Look at the last line, “Therefore, there can be sedition without mortal sin.”
Skipped slide 52
Slide 53
This he sets forth, but he didn’t start with him. Look, he quotes Augustine from the De civitate Dei, The City of God, in ii, 21, the same argument. It’s a “just war” argument.
There were a number of others. For example, John of Salisbury, one of the founders of Oxford in the 12th century, articulates the same thing.
So, this is the foundation. What’s the question we are trying to answer—was the American War for Independence rebellion or war for independence?
Understanding “just war” theory is what’s critical to be able to answer that. And so next time we are going to come back and talk about that.

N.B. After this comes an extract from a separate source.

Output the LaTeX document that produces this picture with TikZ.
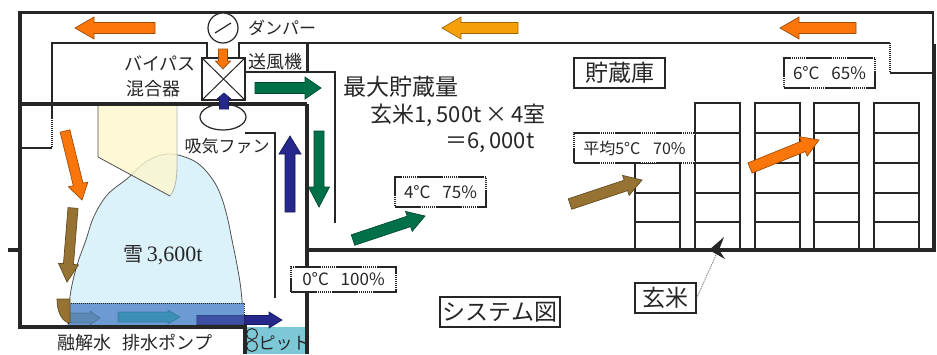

I got out on the Internet and did a lot of searches and there are so many people who were saying that Antifa and Black Lives Matter are comparable to the patriots at Bunker Hill, and Massachusetts, and Valley Forge. And this is the same kind of thing that was done.
So we are asking, very objectively, is that the same kind of thing that was done? Or is there a difference?
As we always say, we have to go back to the Bible and understand what the Bible teaches, and how the people in 1776 understood the Bible, and were they right?
We will continue this next time.
Closing Prayer
“Father, thank You for this opportunity to study these things. To understand our history a little better, understand the development of ideas a little better, and understand the truth of Scripture.
“That we are to submit to Your authority. We are to submit to the authorities You set up over us. Whether it’s in the family, in school, at work, or in relation government—that we are to be an example.
“We are to be a light, we are to be a demonstration of humility. And even when we are, if necessary, disobedient, we must do so with respect.
“Father we know we don’t always do a good job at that, we have sin natures. But that’s the focal point we need, to be grace oriented just as You are grace oriented.
“Always You extend grace to your enemies, and we are to follow that example. We pray this in Christ’s name, amen.”